In July 1961, Allotei Konuah oversaw the relocation of Accra Academy from Ankrah lane in Jamestown to its present location off the Winneba road in Bubiashie. Konuah served as vice chairman of Conference of Heads of Day and Encouraged Secondary Schools (now CHASS), and as a council member of the University of Science and Technology in Kumasi. In 1966, he supervised works for the opening of two new boarding houses at the new site in Bubiashie. In September 1967, Konuah resigned as headmaster of the Accra Academy. In October 1967, he took up an appointment as public relations officer of the West African Examination Council.

In 1966, Konuah was a member of a four-man goodwill mission to France sent by the National Liberation Council, after it took power in a coup d'etat, which was led by Christian Baëta. The two other members were E. P. K. Seddoh, then Supervising Principal Secretary of the Ministry of External Affairs and P. K. K. Quaidoo a former government minister. In 1967, Konuah was appointed a member of the NLC's Tibo Committee that studied the Central Organization of Sports. Konuah chaired the Central Advisory Committee on Youth of the National Liberation Council.

In 1970, Konuah was appointed chairman of an education review committee set up by Prime Minister Kofi Busia. The committee proposed in its 1971 report that the O-level and A-level educational system modelled after the British educational system be replaced by a Junior Secondary School and Senior Secondary School educational system respectively.

He was a director of the Ghana Commercial Bank under the chairmanship of T. E. Anin.

In February 1979, Konuah was appointed to head the Accra City Council as executive chairman. He replaced the military officer in charge of the council.

==Sports==
In 1944, Konuah was chosen as assistant secretary of the Gold Coast Amateur Athletic Association at its founding. In 1955, as secretary, Konuah's name was gazetted as representative of the Amateur Athletics Association to the Gold Coast Amateur Sports Council. In April 1957, he was re-elected Secretary of the Gold Coast Amateur Athletics Association, staying as representative of the Athletics Association on the Gold Coast Amateur Sports Council.

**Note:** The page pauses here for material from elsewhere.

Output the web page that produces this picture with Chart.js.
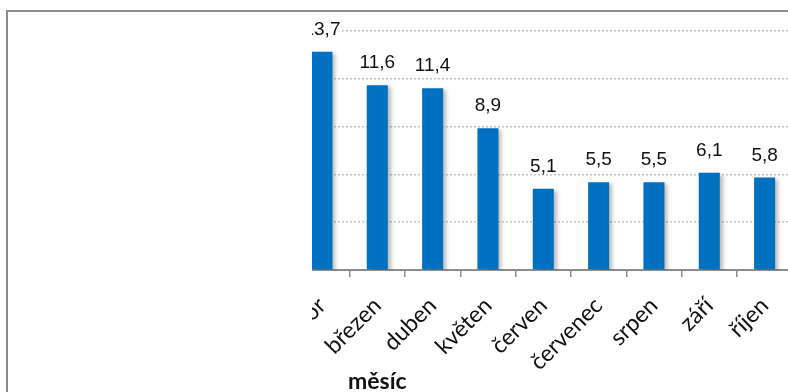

In 1950, he was the founding vice-president of the Gold Coast Hockey Association. In June 1951, he became its second president occasioned by the transfer of the founding president Emmanuel Evans-Anfom away from Accra, one of the urban centers of the game, for medical practice in rural Dunkwa. He was president of the Gold Coast Hockey Association until 1957 when he handed back to Evans-Anfom.

Konuah was manager for the 1952 Gold Coast Olympic team of athletes which made a maiden participation for the Gold Coast at the 15th edition of the event in Helsinki. Konuah said in interviews that the people of the host nation Denmark were friendly to the Ghana team. In August 1952, at a dinner party in Helsinki, Konuah was introduced to the Duke of Edinburgh. In September 1952, the team of eight athletes and two managers, returned to the Gold Coast.

In 1954, Konuah was team manager for Ghana at the 1954 Commonwealth Games in Vancouver, Canada. This was the first participation of the Gold Coast, now Ghana, in the Commonwealth Games.

==Personal life==
Konuah was married twice. His first marriage was to Adawa Crabbe with whom he had a son William Wallace Bruce-Konuah. Adawa died a year after giving birth to William. He married Rosina Konuah (née Vanderpuye) who was a pharmacist, a social worker and a registered nurse, for his second marriage in 1950. Konuah's second wife, Rosina, lived to be over 100 years old. She celebrated her 101st birthday in 2023 and was recognised as one of Vodafone Ghana's oldest customers. She died in 2023 at the age of 101.

He was a freemason and a founding member of both Achimota Lodge and Lodge Accra Academy. These were lodges founded by alumni of Achimota School and Accra Academy. He was the first Primus of Lodge Accra Academy.

==Death==
Konuah died on 9 October 1979. He was 64 years and was serving as executive chairman of the Accra City Council. He was buried in November 1979.